SOR liquidity drought complicates SGD benchmark shift

Asia Risk Congress: SMBC exec says exiting SOR trades is becoming harder as Sora liquidity surges

SGD-benchmark-transition-made-harder-by-shrinking-SOR-liquidity

With the Singapore dollar interest rate swap market swiftly adopting the currency’s new risk-free rate as the benchmark for new positions, dealers say unwinding existing positions referencing the outgoing rate is increasingly challenging.

Singapore’s swap offer rate (SOR) was until recently the prevailing reference rate for Singapore dollar-denominated interest rate swaps, but liquidity has drained away to the Singapore overnight offered rate (Sora). That means unwinding positions linked to SOR – which for a bank can involve trading a swap with the client that offsets their risk, plus a hedge for itself in the interdealer market – has become harder due to the reduced liquidity in SOR swaps.

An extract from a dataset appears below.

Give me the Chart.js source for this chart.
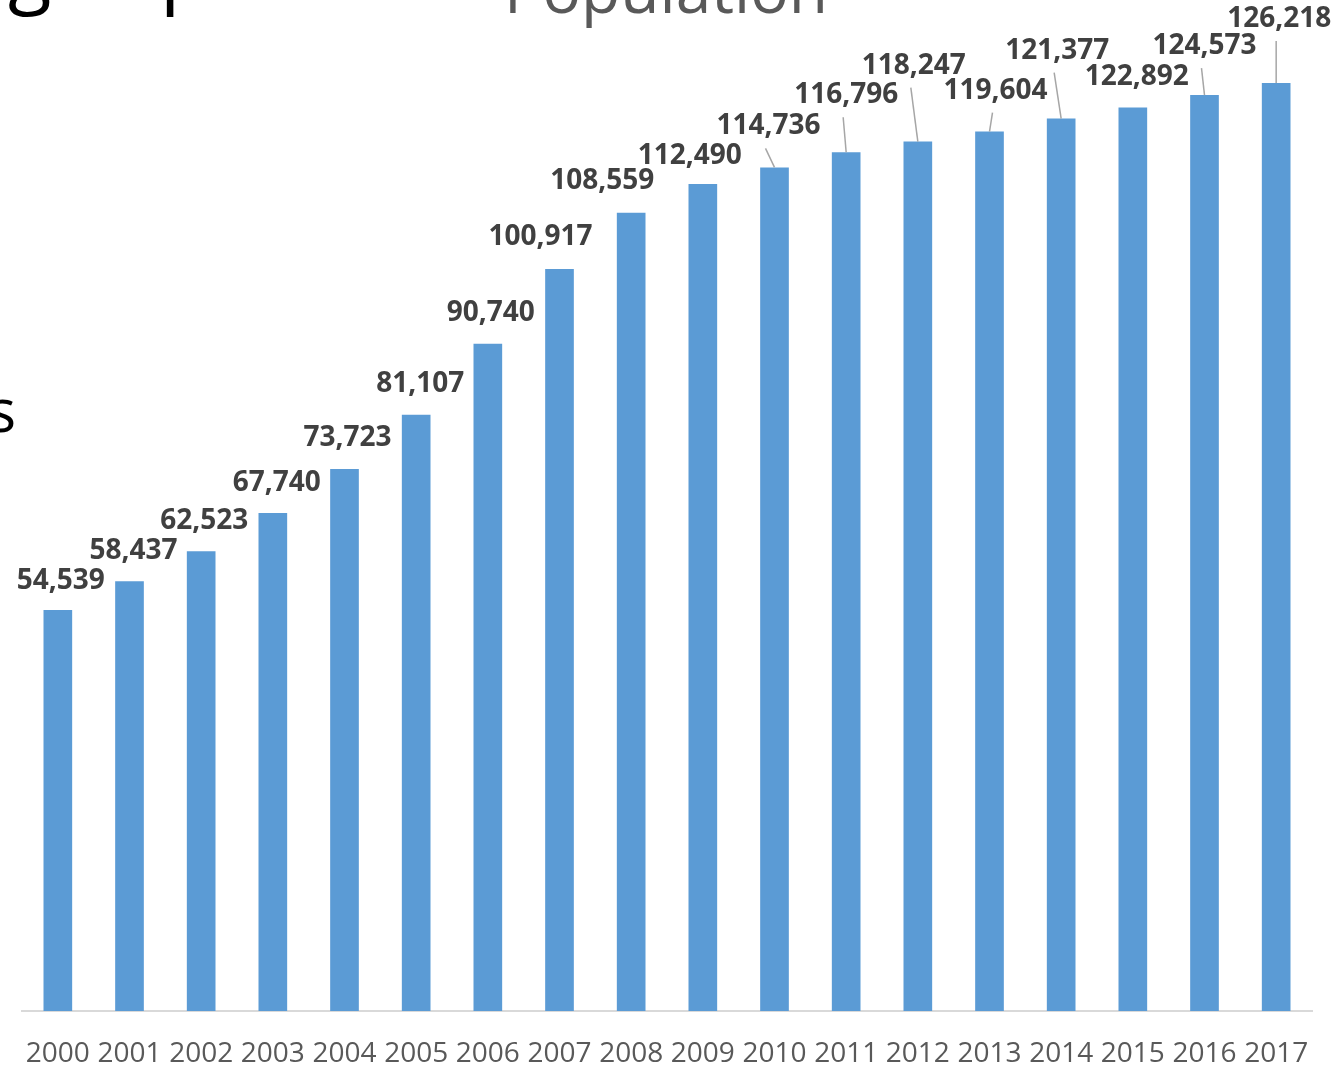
<!DOCTYPE html>
<html>
<head>
<meta charset="utf-8">
<script src="https://cdn.jsdelivr.net/npm/chart.js@4/dist/chart.umd.min.js"></script>
<style>
  html, body { margin: 0; padding: 0; background: #fff; overflow: hidden; }
  #wrap { width: 1332px; height: 1065px; }
</style>
</head>
<body>
<div id="wrap"><canvas id="population" width="1332" height="1065"></canvas></div>
<script>
const years = ['2000', '2001', '2002', '2003', '2004', '2005', '2006', '2007', '2008',
  '2009', '2010', '2011', '2012', '2013', '2014', '2015', '2016', '2017'];
const population = [54539, 58437, 62523, 67740, 73723, 81107, 90740, 100917, 108559,
  112490, 114736, 116796, 118247, 119604, 121377, 122892, 124573, 126218];

// where each value label sits, relative to the top of its bar (px)
const labelShift = [[3, -29], [4, -30], [3, -30], [4, -30], [3, -31], [4, -31], [3, -31],
  [-19, -32], [-29, -32], [-13, -28], [-6, -41], [0, -57], [-4, -76], [6, -41],
  [-4, -68], [4, -30], [0, -49], [3, -64]];

const fmt = new Intl.NumberFormat('en-US');

// value labels + leader lines, drawn like the spreadsheet did
const valueLabels = {
  id: 'valueLabels',
  afterDatasetsDraw(chart) {
    const c = chart.ctx;
    const bars = chart.getDatasetMeta(0).data;
    c.save();
    bars.forEach(function (bar, i) {
      const lx = bar.x + labelShift[i][0];
      const ly = bar.y + labelShift[i][1];
      if (labelShift[i][1] < -35) {
        c.strokeStyle = '#a6a6a6';
        c.lineWidth = 1.5;
        c.beginPath();
        c.moveTo(lx - 3, ly + 22);
        c.lineTo(bar.x, bar.y);
        c.stroke();
      }
      c.font = 'bold 28px "Open Sans"';
      c.fillStyle = '#404040';
      c.textAlign = 'center';
      c.textBaseline = 'middle';
      c.fillText(fmt.format(population[i]), lx, ly);
    });
    c.restore();
  }
};

// bits of the slide that show round the chart
const slideText = {
  id: 'slideText',
  afterDraw(chart) {
    const c = chart.ctx;
    c.save();
    c.textBaseline = 'alphabetic';
    c.fillStyle = '#595959';
    c.textAlign = 'center';
    c.font = '64px "Open Sans"';
    c.fillText('Population', 666, 13);
    c.fillStyle = '#000';
    c.textAlign = 'left';
    c.font = '80px "Open Sans"';
    c.fillText('g', 8, -2);
    c.fillText('p', 160, -2);
    c.textAlign = 'right';
    c.font = '60px "Open Sans"';
    c.fillText('s', 16, 432);
    c.restore();
  }
};

const ctx = document.getElementById('population').getContext('2d');
const chart = new Chart(ctx, {
  type: 'bar',
  plugins: [valueLabels, slideText],
  data: {
    labels: years,
    datasets: [{
      label: 'Population',
      data: population,
      backgroundColor: '#5b9bd5',
      borderWidth: 0,
      categoryPercentage: 1,
      barPercentage: 0.4
    }]
  },
  options: {
    responsive: false,
    animation: false,
    devicePixelRatio: 1,
    layout: { padding: { left: 22, right: 20, top: 0, bottom: -32 } },
    plugins: {
      legend: { display: false },
      title: { display: false },
      tooltip: { enabled: false }
    },
    scales: {
      x: {
        afterFit: function (scale) {
          // let the end labels hang past the plot edges
          scale.paddingLeft = 0;
          scale.paddingRight = 0;
        },
        grid: { display: false, drawTicks: false },
        border: { display: true, color: '#d9d9d9', width: 2 },
        ticks: {
          autoSkip: false,
          maxRotation: 0,
          padding: 29,
          color: '#595959',
          font: { family: '"Open Sans"', size: 28, lineHeight: 1 }
        }
      },
      y: {
        display: false,
        min: 0,
        max: 137500
      }
    }
  }
});
</script>
</body>
</html>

“Liquidity to hedge SOR is getting thin now, and that can be a challenge when a client comes to unwind a trade,” said Salim Zaman, head of sales and trading for Asia-Pacific at Sumitomo Mitsui Banking Corporation in Singapore.

“As it continues to get thinner, this will become an even greater challenge.”

Zaman was speaking on an industry panel at the Asia Risk Congress on November 18.

SOR is implied from the cost of borrowing in US dollars and swapping back to the Singaporean currency and uses USD Libor as a benchmark for dollar borrowing costs. Since USD Libor is used in SOR’s computation, the rate cannot be calculated after June 2023 when publication of the benchmark ends, though a fallback version of SOR has been developed that uses the compounded secured overnight financing rate (SOFR) with an added spread adjustment.

Following a directive from a central bank-led working group that there should be no new use of SOR swaps from September, SOR liquidity has begun to decline rapidly in recent months, say market participants.

Speaking on the same panel, John Luk, head of foreign exchange linear and emerging markets trading at Crédit Agricole Corporate and Investment Bank, said dealers have been attempting to limit the impact of SOR’s coming cessation by reducing the notional value of their exposures tied to the outgoing benchmark with the use of portfolio compression tools.

“Liquidity [in SOR swaps] is going down to almost nothing, so we need to compress as much as possible to reduce the impact,” he said.

For cleared trades, LCH recently confirmed that it plans to consult the market next year on a methodology for the automatic conversion of outstanding SOR swaps to Sora at some point prior to SOR’s discontinuation.

However, Luk said there is a risk that if the LCH switch happens while firms still have significant bilateral risk tied to SOR, it could create basis risks for dealers to manage.